Survivor, Big Brother — they are so yesterday. The new new reality TV is watching unedited surveillance videos on the web. Just ask Jay Levy, founder of Trueview Services, a bootstrapped video surveillance company that offers web-based streams.

The year-old company started out selling its systems to concerned parents, small-business owners, and the like. But when Levy heard popular radio personality Leslie Gold talking on-air about her fear of lending her Connecticut house to her drummer boyfriend Carmine Appice (of Ozzy Osbourne, Rod Stewart, and Pink Floyd fame) and his new all-drummer band, he saw an opportunity.

Trueview called in and made a deal with Gold (a.k.a. The Radio Chick) to foot most of the bill for to outfit her home with surveillance cameras for 30 days while Appice and his band SLAMM developed their live show. And instead of giving just her the password to the web-based controls, Trueview made the video streams public, allowing Gold’s fans to help her keep an eye on her house while she was out during the day doing her job. In the first few days last week, some 75,000 viewers tuned in to the site.

Problem is, two days into the taping Gold got dropped from her radio gig when her station decided it was veering away from talk. So now she’s home all day with a pack of drummers — and a pack of cameras.
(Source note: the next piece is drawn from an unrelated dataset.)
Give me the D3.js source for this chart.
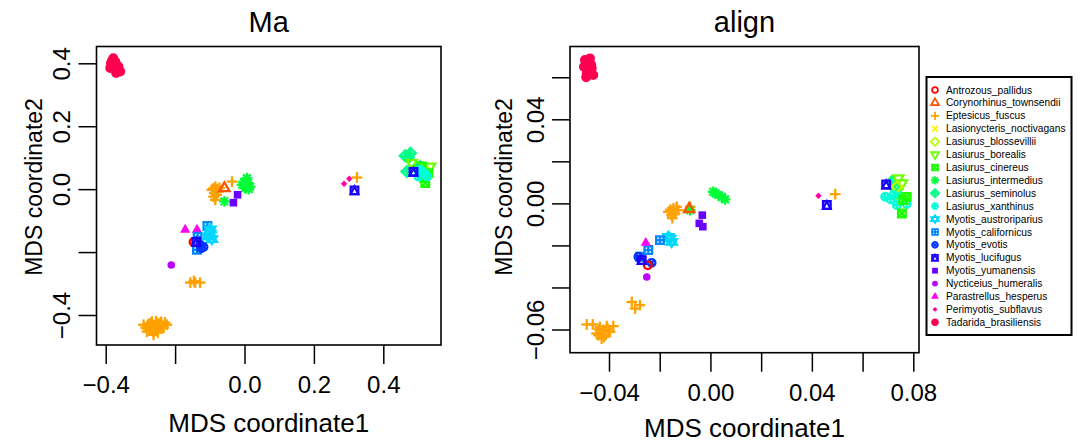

You can view streams of the living room, kitchen, and studio here — and no, it’s not your volume that’s the problem; there’s no sound. Levy said that’s due to “concern about what would be said,” while Gold explained it would just be strange if the sound didn’t line up between rooms. Either way, the lack of audio (it’s a band, after all!) definitely detracts from this being watchable for long periods of time. Still, the feeling of watching a 24-hour MTV reality show is pervasive.

We spoke with Gold this week about what it’s like to be spied on by cameras that she installed herself to spy on her houseguests. “You really don’t remember that the cameras are there after a day or two,” she said. But it’s hard to ignore her inbox, she said — with at least a thousand emails pouring in over the previous 72 hours.

The emails are full of comments from people who feel compelled to talk to her, now that she’s invited them into her home.

“What it does do is it opens you up to such criticism and analysis that is very interesting — every little thing gets noticed, someone eats potato chips and leaves it out on the counter…I spent more time rubbing my dog’s belly than kissing my boyfriend. And they email in.”

At the same time, Gold said, when she holes up in her home office to escape the noise of the drums, she’ll tune into the streams on her own computer. “It’s oddly compelling to watch,” she said.